Things To Know Before You Buy Your 1st Pet Piranha

Before you run to your local fish store to buy your first pet piranha, there are a few things you want to keep in mind.

Basics

1. Piranhas are amazon river fish – Making them feel at home in your basement and keeping them for a long time will require a fair amount of effort on your part. The right lighting, the right water chemistry and the proper maintenance will go a long way.

2. They don’t eat table scraps – Don’t think that you can just scrape off the leftovers from your plate every meal hoping that’s enough to keep them going. They are meat lovers and require a steady high-quality diet (brine shrimp, daphnia, beef heart, shrimp, etc.) And no, a meat lover’s pizza does not count! Owners have been known to get rid of their piranhas based on the grocery bill alone.

3. The bigger the better – The fish tank that is. Lots of people try to cram piranhas in smaller tanks and wonder why they don’t survive. Of course sometimes it can work but you have higher chances of success when you go bigger. Now, having said all that, there are a lot of pros to having a pet piranha. Having the right set up can be an amazing experience.

Planning

The next step is to decide what you want and then get the appropriate supplies.

1. Determine the type of piranha you want to get.

I’ll keep it simple. Piranhas are freshwater aquarium fish and there are many different types of piranhas you can choose from, so it’s important that you do your own research. I can tell you that the most popular one on the market is the Red Belly piranha (aka: Red Bellied Piranha, Pygocentrus nattereri), so my suggestion is to start with these charming little creatures if you are first starting out. The main reason is that there is a ton of information on the Web on these guys if you run into trouble.

2. Piranha Tank (Aquarium)

The average Pygocentrus can grow up to 7-10 inches, which is why picking the right size of aquarium is extremely important. If you cheap out and go for a smaller tank, you may (not always) spend more money when you end up replacing your piranhas more often. Yes, there is plenty of debate over what size of aquarium you should get, and plenty of proof that smaller tanks can work, so it’s really a “risk vs reward” type of decision you have to make. The general rule though is to have 20 gallon (80 liters) per adult fish.

My personal preference is go big or go home! It is way more awesome and fun to see pet piranhas in action in bigger, well decorated aquariums, rather than seeing them crammed into smaller 20 to 40-gallon aquariums. But hey, that’s just me. Try to start off with at least 60-75 gallons if you can. It’s not going to be cheap, but you can always sell the tank later without losing too much money.
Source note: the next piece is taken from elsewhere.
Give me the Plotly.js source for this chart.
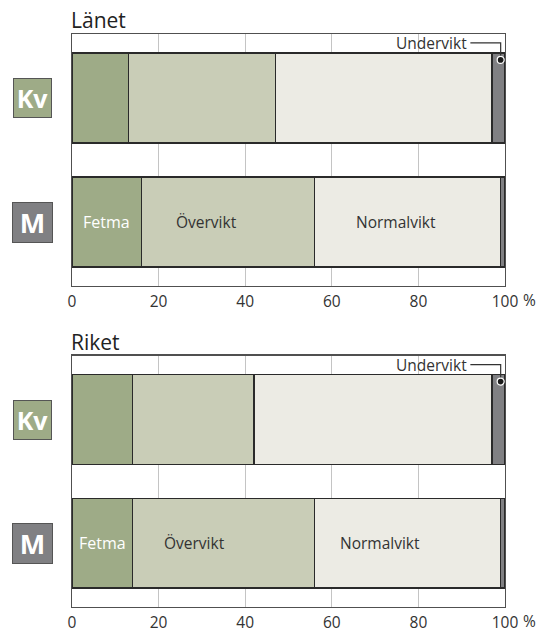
<!DOCTYPE html>
<html>
<head>
<meta charset="utf-8">
<script src="https://cdn.plot.ly/plotly-3.0.1.min.js"></script>
<style>html,body{margin:0;padding:0;background:#fff;}#chart{width:539px;height:633px;}</style>
</head>
<body>
<div id="chart"></div>
<script>
// Data
const groups = ['M', 'Kv'];            // y positions 0 and 1
const categories = ['Fetma', 'Övervikt', 'Normalvikt', 'Undervikt'];
const lanetFetma = [16, 13];
const lanetOvervikt = [40, 34];
const lanetNormalvikt = [43, 50];
const lanetUndervikt = [1, 3];
const riketFetma = [14, 14];
const riketOvervikt = [42, 28];
const riketNormalvikt = [43, 55];
const riketUndervikt = [1, 3];
const tickVals = [0, 20, 40, 60, 80, 100];
const tickText = ['0', '20', '40', '60', '80', '100'];
const panelTitles = ['Länet', 'Riket'];

const colors = ['#9eab87', '#c9cdb7', '#ecebe4', '#808083'];
const FONT = 'Open Sans, Noto Sans, sans-serif';
const ypos = groups.map((g, i) => i);
const panels = [
  [lanetFetma, lanetOvervikt, lanetNormalvikt, lanetUndervikt],
  [riketFetma, riketOvervikt, riketNormalvikt, riketUndervikt]
];

const traces = [];
panels.forEach((series, p) => {
  series.forEach((vals, k) => {
    traces.push({
      type: 'bar', orientation: 'h',
      x: vals, y: ypos, name: categories[k],
      xaxis: p === 0 ? 'x' : 'x2', yaxis: p === 0 ? 'y' : 'y2',
      width: 0.726,
      marker: {color: colors[k], line: {color: '#2a2a2a', width: 1.3}},
      hoverinfo: 'x+name', showlegend: false
    });
  });
});

const xax = {
  range: [0, 100], tickvals: tickVals, ticktext: tickText,
  showgrid: true, gridcolor: '#c4c4c4', gridwidth: 1,
  showline: true, mirror: true, linecolor: '#505050', linewidth: 1.4,
  zeroline: false, ticks: '', fixedrange: true, ticklabelstandoff: 1,
  tickfont: {family: FONT, size: 15.5, color: '#333'}
};
const yax = {
  range: [-0.516, 1.516], showticklabels: false, showgrid: false,
  showline: true, mirror: true, linecolor: '#505050', linewidth: 1.4,
  zeroline: false, ticks: '', fixedrange: true
};

const annotations = [];
const shapes = [];
const inLabelX = [[8, 31, 74.8], [7, 28.2, 71.1]];
panels.forEach((series, p) => {
  const xr = p === 0 ? 'x' : 'x2';
  const yr = p === 0 ? 'y' : 'y2';
  // panel title
  annotations.push({text: panelTitles[p], xref: xr + ' domain', yref: yr + ' domain',
    x: 0, y: 1, xanchor: 'left', yanchor: 'middle', xshift: -3, yshift: 14, showarrow: false,
    font: {family: FONT, size: 21, color: '#222'}});
  // group labels
  annotations.push({text: '<b>Kv</b>', xref: 'paper', yref: yr, x: -0.0912, y: 1,
    xanchor: 'center', yanchor: 'middle', showarrow: false, width: 37, height: 38,
    bgcolor: colors[0], bordercolor: '#555', borderwidth: 1, borderpad: 0,
    font: {family: FONT, size: 25, color: '#fff'}});
  annotations.push({text: '<b>M</b>', xref: 'paper', yref: yr, x: -0.0912, y: 0,
    xanchor: 'center', yanchor: 'middle', showarrow: false, width: 39, height: 39,
    bgcolor: colors[3], bordercolor: '#555', borderwidth: 1, borderpad: 0,
    font: {family: FONT, size: 27, color: '#fff'}});
  // in-bar labels on M
  const lx = inLabelX[p];
  annotations.push({text: categories[0], xref: xr, yref: yr, x: lx[0], y: 0,
    showarrow: false, font: {family: FONT, size: 16, color: '#fff'}});
  annotations.push({text: categories[1], xref: xr, yref: yr, x: lx[1], y: 0,
    showarrow: false, font: {family: FONT, size: 15.5, color: '#333'}});
  annotations.push({text: categories[2], xref: xr, yref: yr, x: lx[2], y: 0,
    showarrow: false, font: {family: FONT, size: 15.5, color: '#333'}});
  // Undervikt callout
  annotations.push({text: categories[3], xref: xr, yref: yr, x: 91.6, y: 1.444,
    xanchor: 'right', yanchor: 'middle', showarrow: false,
    font: {family: FONT, size: 15.5, color: '#333'}});
  shapes.push({type: 'path', xref: xr, yref: yr,
    path: 'M 92,1.444 L 99,1.444 L 99,1.307', line: {color: '#333', width: 1.2}});
  shapes.push({type: 'circle', xref: xr, yref: yr, xsizemode: 'pixel', ysizemode: 'pixel',
    xanchor: 99, yanchor: 1.307, x0: -3.5, x1: 3.5, y0: -3.5, y1: 3.5,
    fillcolor: '#1a1a1a', line: {color: '#fff', width: 1.2}});
  // percent sign after 100
  annotations.push({text: '%', xref: xr, yref: yr + ' domain', x: 100, y: 0,
    xanchor: 'left', yanchor: 'middle', xshift: 16, yshift: -14, showarrow: false,
    font: {family: FONT, size: 15.5, color: '#333'}});
});

const layout = {
  width: 539, height: 633,
  margin: {l: 72, r: 34, t: 34, b: 26},
  paper_bgcolor: '#fff', plot_bgcolor: '#fff',
  barmode: 'stack', bargap: 0,
  showlegend: false,
  xaxis: Object.assign({anchor: 'y'}, xax),
  yaxis: Object.assign({domain: [0.5602, 1], anchor: 'x'}, yax),
  xaxis2: Object.assign({anchor: 'y2'}, xax),
  yaxis2: Object.assign({domain: [0, 0.4386], anchor: 'x2'}, yax),
  annotations: annotations,
  shapes: shapes,
  font: {family: FONT}
};

Plotly.newPlot('chart', traces, layout, {displayModeBar: false, staticPlot: true});
</script>
</body>
</html>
As for the number of piranhas to get, that’s also a personal preference. If you like the shy and bashful type of piranha, then stick with one because they tend to hide most of the day. (Hint: Not much fun for the fish or you!) The general rule of thumb when dealing with red belly piranhas is to keep 3 or more at a minimum. This is because they are shoaling fish, which means they like to hang out in gangs, and aren’t really thrilled with being alone. Some people have tried to keep two together, however that’s a little risky since one may try to dominate the other (I.e.: possibly slit the other’s throat while it’s sleeping at night.)

3. Aquarium Supplies

This is where you can keep things simple or go crazy. It all depends on what you want the end result to look like and how much $$$ you are willing to spend. I’m giving you the basic list below, but it comes down to personal preference since there are so many supplies available, so it’s really up to you to do your research. One great way to do this is looking at hundreds of aquarium pictures on-line to see what you like.

Filtration system – Absolute must for keeping your piranha healthy. Piranhas are filthy eaters and require more filtration that other fish, so pick wisely. There are canister filters, power filters, under gravel filters, inside box filters, wet/dry filters and sponge filters. Suggest that you talk to your local rep for the pros/cons of each.

Heater – Needed to keep the water temperature at a steady level. Some people actually keep an extra one at home just in case the first one decides to kick the bucket. Useful if you don’t have a store nearby.

Thermometer – Unless you are willing to dip your finger in the piranha-infested water to see what the temperature is like (I like my fingers just the way they are thank you), you should probably get one of these.

Power head – Good for extra water circulation which piranhas love, but you may not need one if your filtration system gives you enough water flow.

Decorations – This is where things can get crazy. Possibilities:

  • Aquarium lights – Piranhas hate bright lights so try to keep the lighting to a minimum if possible.
  • Plants – You can go for real plants which make the aquarium more natural looking; however there is more maintenance involved. Fake plants will do the trick as well.
  • Driftwood, gravel, rocks, shells, coral, etc. – Again, it all depends on what you want the end result to look like. Important note – some accessories like certain coral and rocks will change the chemistry of the water in your aquarium and be harmful to your piranha, so talk to your local rep and do your homework before buying them!

I hope this gives you an idea on what you will need to get started.